Abstract

The British suffragettes are remembered for their dramatic and visually striking protests, such as their act of chaining themselves to public railings. However, this paper argues that the suffragettes’ protests were embodied acts of citizenship that disrupted the existing political order and laid claim to full participation in the Edwardian polis. Drawing on Jacques Rancière’s work, this paper argues that Edwardian women used their embodied protests to lay claim to political space and stage a scene of ‘dissensus’ and rewrite the political common sense and gendered norms of political participation at the time. Extrapolating on Judith Butler’s performative theory of assembly and Rancière’s performative theory of rights, this paper frames the suffragettes’ protests as attempts to lay claim to political rights and citizen status through the enactment of these rights.
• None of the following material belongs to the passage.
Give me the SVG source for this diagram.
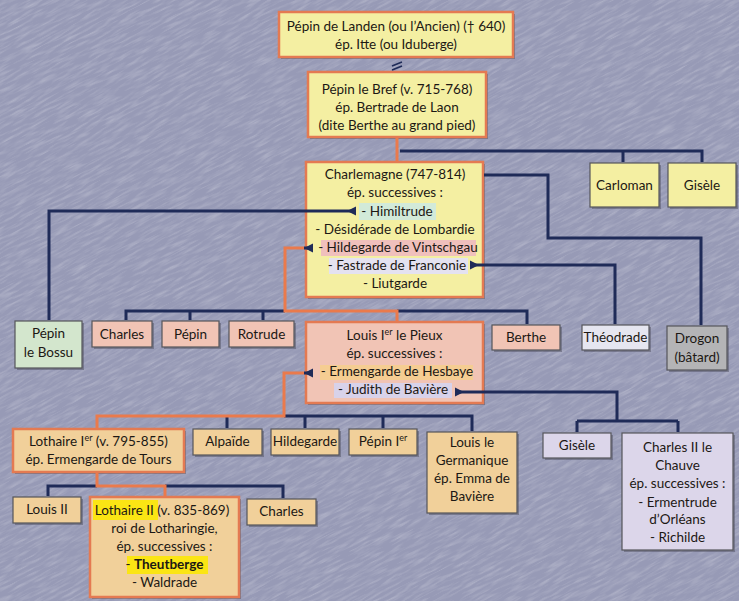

In order to contest their gendered exclusion from the political realm, the suffragettes forcibly inserted themselves into masculinised political space through political techniques like heckling politicians, public speaking, and petitioning the king. Nonetheless, while the suffragettes actively laid claim to their own political rights, they also attempted to act for others, specifically other women who they saw as downtrodden, vulnerable, and oppressed. Although the suffragettes’ attempts to act for other women demonstrated a degree of gender-based solidarity, it also illuminated the complicated class politics of the movement, and the tensions inherent in laying claim to rights on behalf of others.